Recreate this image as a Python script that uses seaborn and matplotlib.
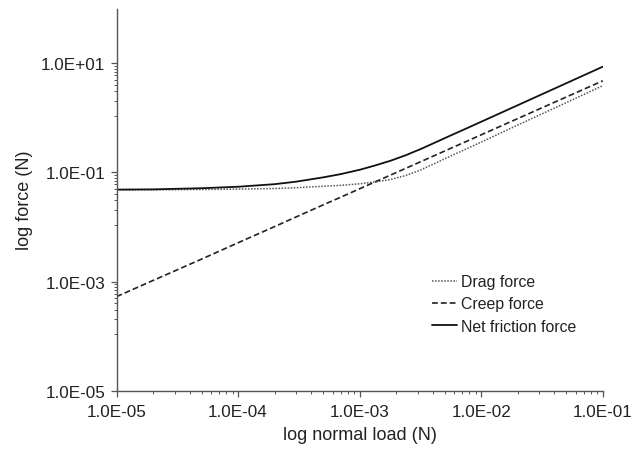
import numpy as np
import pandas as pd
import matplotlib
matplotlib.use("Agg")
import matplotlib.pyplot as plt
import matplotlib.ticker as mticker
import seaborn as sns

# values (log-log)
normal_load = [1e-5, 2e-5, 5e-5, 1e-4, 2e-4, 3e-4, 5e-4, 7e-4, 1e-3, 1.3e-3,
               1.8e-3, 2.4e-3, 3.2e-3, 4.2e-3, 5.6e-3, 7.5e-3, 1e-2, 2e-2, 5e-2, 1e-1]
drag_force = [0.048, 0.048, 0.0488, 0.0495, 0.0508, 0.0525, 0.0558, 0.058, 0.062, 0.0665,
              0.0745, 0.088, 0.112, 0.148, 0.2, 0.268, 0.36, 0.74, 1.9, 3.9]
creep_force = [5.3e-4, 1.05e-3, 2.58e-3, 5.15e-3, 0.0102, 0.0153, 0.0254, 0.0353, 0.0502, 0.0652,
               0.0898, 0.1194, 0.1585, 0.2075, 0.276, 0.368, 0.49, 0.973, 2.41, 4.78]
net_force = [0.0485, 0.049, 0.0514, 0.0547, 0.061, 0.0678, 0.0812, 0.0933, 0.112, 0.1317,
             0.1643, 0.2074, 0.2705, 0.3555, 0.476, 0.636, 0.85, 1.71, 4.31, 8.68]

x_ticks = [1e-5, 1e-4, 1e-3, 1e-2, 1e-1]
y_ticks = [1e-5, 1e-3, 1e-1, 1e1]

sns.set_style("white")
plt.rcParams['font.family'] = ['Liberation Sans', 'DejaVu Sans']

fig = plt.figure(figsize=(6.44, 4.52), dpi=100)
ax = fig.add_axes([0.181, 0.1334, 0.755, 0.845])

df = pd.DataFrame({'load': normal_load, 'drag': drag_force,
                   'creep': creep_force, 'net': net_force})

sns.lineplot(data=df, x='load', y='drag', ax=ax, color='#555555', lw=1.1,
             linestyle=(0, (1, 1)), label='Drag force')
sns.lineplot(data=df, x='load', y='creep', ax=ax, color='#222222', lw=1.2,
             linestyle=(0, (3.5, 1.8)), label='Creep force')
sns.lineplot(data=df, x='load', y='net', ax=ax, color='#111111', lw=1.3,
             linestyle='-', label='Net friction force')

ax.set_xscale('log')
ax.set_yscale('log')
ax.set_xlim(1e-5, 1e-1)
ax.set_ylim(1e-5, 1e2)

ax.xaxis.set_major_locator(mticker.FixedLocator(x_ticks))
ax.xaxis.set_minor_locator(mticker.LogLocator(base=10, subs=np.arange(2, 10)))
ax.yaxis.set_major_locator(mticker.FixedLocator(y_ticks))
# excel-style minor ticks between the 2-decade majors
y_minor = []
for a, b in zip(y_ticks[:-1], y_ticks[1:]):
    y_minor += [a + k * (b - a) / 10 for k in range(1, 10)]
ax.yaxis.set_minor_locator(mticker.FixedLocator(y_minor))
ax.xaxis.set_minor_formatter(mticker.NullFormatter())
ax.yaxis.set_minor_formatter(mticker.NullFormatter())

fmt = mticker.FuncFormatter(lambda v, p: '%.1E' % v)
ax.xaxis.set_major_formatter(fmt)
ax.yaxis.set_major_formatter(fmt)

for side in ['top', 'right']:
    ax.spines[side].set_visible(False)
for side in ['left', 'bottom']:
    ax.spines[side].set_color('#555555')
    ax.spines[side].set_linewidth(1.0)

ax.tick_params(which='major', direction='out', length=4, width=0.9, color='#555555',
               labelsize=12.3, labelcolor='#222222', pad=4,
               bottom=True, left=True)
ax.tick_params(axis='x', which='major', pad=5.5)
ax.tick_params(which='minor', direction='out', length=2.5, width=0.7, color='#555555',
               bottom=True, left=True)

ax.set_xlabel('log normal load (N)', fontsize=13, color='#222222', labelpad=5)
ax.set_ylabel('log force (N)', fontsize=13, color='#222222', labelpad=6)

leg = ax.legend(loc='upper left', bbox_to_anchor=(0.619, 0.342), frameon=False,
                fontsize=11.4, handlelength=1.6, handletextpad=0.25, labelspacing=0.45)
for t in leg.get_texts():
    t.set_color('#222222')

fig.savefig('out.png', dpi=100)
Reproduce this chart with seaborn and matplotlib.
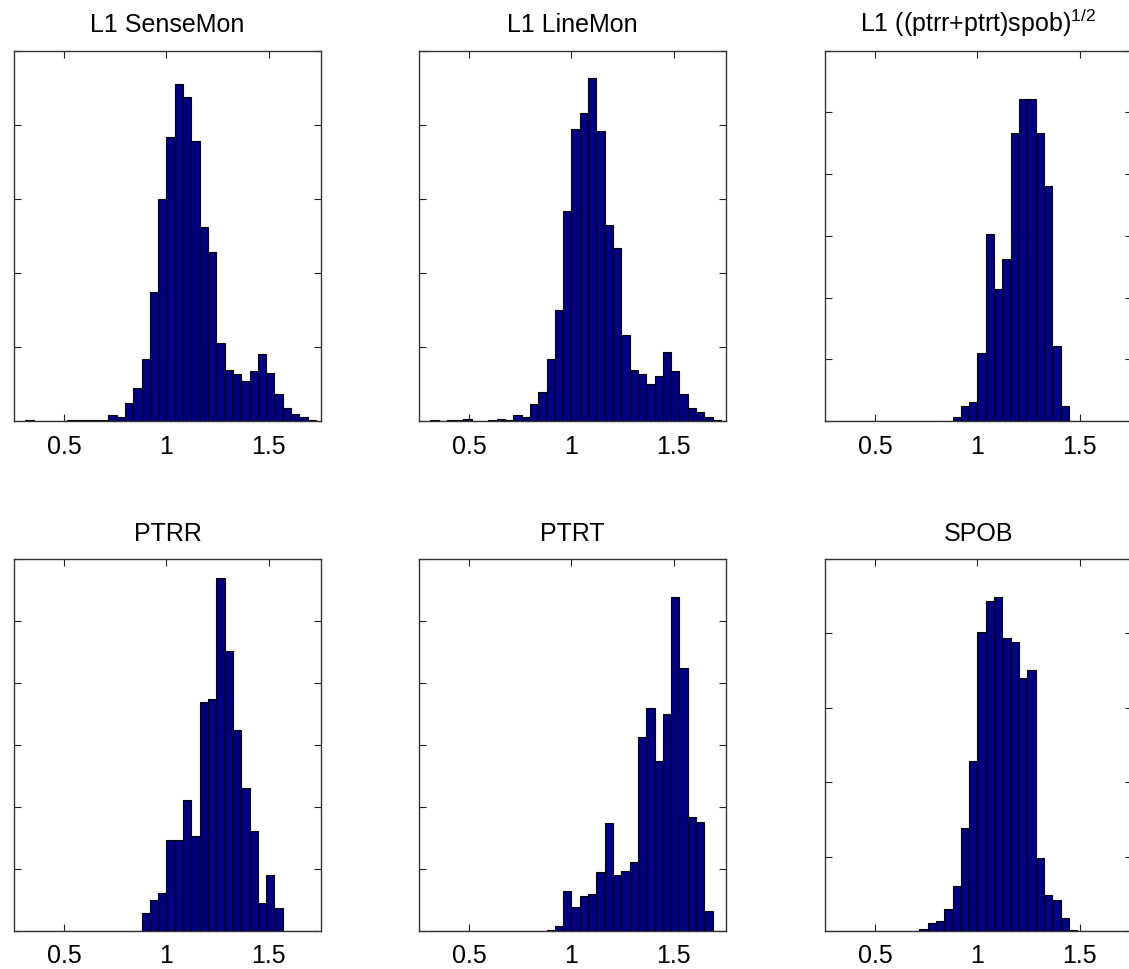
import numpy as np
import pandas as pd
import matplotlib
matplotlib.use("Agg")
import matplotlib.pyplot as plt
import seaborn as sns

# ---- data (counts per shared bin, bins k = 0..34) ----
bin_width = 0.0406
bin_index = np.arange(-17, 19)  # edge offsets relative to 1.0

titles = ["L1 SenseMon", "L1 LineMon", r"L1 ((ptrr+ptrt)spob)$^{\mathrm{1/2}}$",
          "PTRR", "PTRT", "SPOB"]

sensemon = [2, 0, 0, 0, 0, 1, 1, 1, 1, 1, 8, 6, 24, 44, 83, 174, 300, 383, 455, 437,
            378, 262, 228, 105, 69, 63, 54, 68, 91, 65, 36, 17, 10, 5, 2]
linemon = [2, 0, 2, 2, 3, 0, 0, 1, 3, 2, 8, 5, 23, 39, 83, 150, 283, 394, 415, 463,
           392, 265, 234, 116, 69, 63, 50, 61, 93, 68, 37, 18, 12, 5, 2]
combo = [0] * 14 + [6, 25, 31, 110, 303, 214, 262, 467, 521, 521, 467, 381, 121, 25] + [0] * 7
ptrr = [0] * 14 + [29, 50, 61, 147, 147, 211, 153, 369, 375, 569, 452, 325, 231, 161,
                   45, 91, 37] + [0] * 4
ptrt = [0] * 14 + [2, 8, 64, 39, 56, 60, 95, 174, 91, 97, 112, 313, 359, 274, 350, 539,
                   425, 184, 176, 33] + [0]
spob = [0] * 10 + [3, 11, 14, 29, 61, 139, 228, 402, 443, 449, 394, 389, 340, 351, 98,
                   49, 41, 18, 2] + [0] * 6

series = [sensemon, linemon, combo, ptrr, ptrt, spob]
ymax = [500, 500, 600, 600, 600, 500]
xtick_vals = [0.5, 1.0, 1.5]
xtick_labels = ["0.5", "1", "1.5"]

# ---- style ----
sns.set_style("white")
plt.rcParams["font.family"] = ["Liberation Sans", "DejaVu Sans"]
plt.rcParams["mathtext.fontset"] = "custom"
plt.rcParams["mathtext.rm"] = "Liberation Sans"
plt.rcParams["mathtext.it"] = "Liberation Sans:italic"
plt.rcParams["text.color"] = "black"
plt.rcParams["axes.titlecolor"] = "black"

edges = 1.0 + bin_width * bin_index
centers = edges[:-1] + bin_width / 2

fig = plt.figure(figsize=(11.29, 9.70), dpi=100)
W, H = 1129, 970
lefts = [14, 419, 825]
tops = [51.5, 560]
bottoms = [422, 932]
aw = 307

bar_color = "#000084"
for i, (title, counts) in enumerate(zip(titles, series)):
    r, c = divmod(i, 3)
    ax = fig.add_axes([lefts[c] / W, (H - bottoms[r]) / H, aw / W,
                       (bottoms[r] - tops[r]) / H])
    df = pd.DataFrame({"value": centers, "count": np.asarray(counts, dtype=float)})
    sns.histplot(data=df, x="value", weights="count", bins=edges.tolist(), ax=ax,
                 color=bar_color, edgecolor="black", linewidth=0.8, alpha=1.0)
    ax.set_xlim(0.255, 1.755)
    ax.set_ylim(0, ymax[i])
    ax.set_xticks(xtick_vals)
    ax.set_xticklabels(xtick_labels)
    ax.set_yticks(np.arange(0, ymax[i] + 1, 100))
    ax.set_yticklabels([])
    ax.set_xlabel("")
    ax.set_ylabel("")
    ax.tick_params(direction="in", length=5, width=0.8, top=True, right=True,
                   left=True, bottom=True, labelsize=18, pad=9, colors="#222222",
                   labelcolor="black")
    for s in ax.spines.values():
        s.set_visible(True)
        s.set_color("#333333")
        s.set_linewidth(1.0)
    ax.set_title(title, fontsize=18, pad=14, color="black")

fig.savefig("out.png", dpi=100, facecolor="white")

..........

- _YOUR TASK_
In the listing above, find the lines holding the word "this" and copy them.

- _FINAL ANSWER_
Recreate this image as a Python script that uses seaborn and matplotlib.
Reproduce this chart with seaborn and matplotlib.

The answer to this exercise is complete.